Whether you publish or not, your gym already has a reputation online. The only question is who’s writing it.
I know how this sounds to somebody who just wants to coach. You didn’t open a gym to make videos. You opened it to change bodies and lives on the floor. So when somebody tells you you’re a media company now, it lands like one more thing on a pile that’s already too tall.
But the reality is hard to argue with. Before anybody walks into your gym, they look you up. They check your page. They watch a video or two. They decide whether you feel like a place for them before they ever meet you. That decision is being made every single day, about your gym, whether you post or not. The only question is whether you have any say in it.
That’s what makes you a media company whether you signed up for it or not. You’re not just running a gym. You’re running the impression of your gym, and the impression lives online now. The gym that shows up consistently, the coach people start to recognize, the member who hit a milestone, the ordinary Tuesday that somehow looks like a place you’d want to belong, that gym builds trust with people it has never met. The gym that stays invisible hands all of that trust to whoever is publishing instead. Usually the big box down the street, or some influencer who’s never coached a day in their life.
I fought this. I thought content was a distraction from the real work, and honestly I didn’t love being on camera. What changed my mind was realizing the real work was already happening in front of me every single day and nobody outside the building ever saw it. The personal records, the comebacks, the person who walked in terrified and six months later is helping the new people find their footing. That’s the most convincing marketing on earth, and I was letting it evaporate because I wasn’t pointing a camera at it.

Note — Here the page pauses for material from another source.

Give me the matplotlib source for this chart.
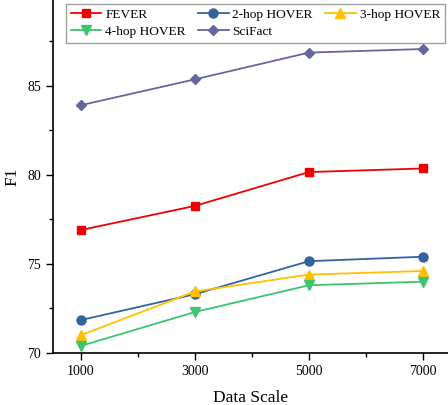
import matplotlib
matplotlib.use("Agg")
import matplotlib.pyplot as plt
from matplotlib.ticker import MultipleLocator

plt.rcParams["font.family"] = ["Liberation Serif", "DejaVu Serif"]

# data
scales = [1000, 3000, 5000, 7000]
fever = [76.9, 78.25, 80.15, 80.35]
hop2 = [71.85, 73.3, 75.15, 75.4]
hop3 = [71.0, 73.45, 74.4, 74.6]
hop4 = [70.4, 72.3, 73.8, 74.0]
scifact = [83.9, 85.35, 86.85, 87.05]

series = [
    ("FEVER", fever, "#F00000", "s"),
    ("2-hop HOVER", hop2, "#33639E", "o"),
    ("3-hop HOVER", hop3, "#FFC000", "^"),
    ("4-hop HOVER", hop4, "#3CC46E", "v"),
    ("SciFact", scifact, "#65669E", "D"),
]

fig = plt.figure(figsize=(4.48, 4.05), dpi=100)
ax = fig.add_axes([53 / 448, 52 / 405, 395 / 448, 353 / 405])

lines = {}
for name, vals, color, marker in series:
    ms = 5.5 if marker in ("D", "s") else 6.5
    (ln,) = ax.plot(scales, vals, color=color, marker=marker, markersize=ms,
                    linewidth=1.3, label=name)
    lines[name] = ln

ax.set_xlim(509, 7440)
ax.set_ylim(70, 89.8)
ax.set_xticks(scales)
ax.xaxis.set_minor_locator(MultipleLocator(1000))
ax.set_yticks([70, 75, 80, 85])
ax.yaxis.set_minor_locator(MultipleLocator(2.5))
ax.tick_params(which="major", direction="out", length=5, width=1, labelsize=10)
ax.tick_params(which="minor", direction="out", length=3, width=1)

ax.spines["top"].set_visible(False)
ax.spines["right"].set_visible(False)
ax.spines["left"].set_linewidth(1.2)
ax.spines["bottom"].set_linewidth(1.2)

ax.set_xlabel("Data Scale", fontsize=12.5, labelpad=9)
ax.set_ylabel("F1", fontsize=12.5, labelpad=5)

# column-major order so rows read FEVER, 2-hop, 3-hop / 4-hop, SciFact
order = ["FEVER", "4-hop HOVER", "2-hop HOVER", "SciFact", "3-hop HOVER"]
leg = ax.legend([lines[n] for n in order], order, ncol=3, loc="upper left",
                bbox_to_anchor=(66 / 448, 1 - 4 / 405),
                bbox_transform=fig.transFigure, fontsize=9.6, frameon=True,
                fancybox=False, edgecolor="#888888", handlelength=2.3,
                handletextpad=0.3, columnspacing=0.9, labelspacing=0.35,
                borderpad=0.35, borderaxespad=0)
leg.get_frame().set_linewidth(1.0)

fig.savefig("out.png", dpi=100)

The good news is you don’t have to become a creator. You don’t need a studio, or a personality, or a posting schedule that runs your life. You just have to document what’s already there. Show the wins. Show the culture. Show a coach explaining the one thing they’d tell a nervous beginner. Point the camera at the real thing that’s happening anyway. Documenting beats creating, because documenting is true, and people can feel the difference.
So stop thinking of content as extra. It isn’t extra. It’s the front window of your business, and right now a lot of owners have the blinds shut while the best work they’ve ever done happens just out of view. Open the window. You’re already a media company. Start acting like the one telling your own story, before somebody else tells a worse version of it for you.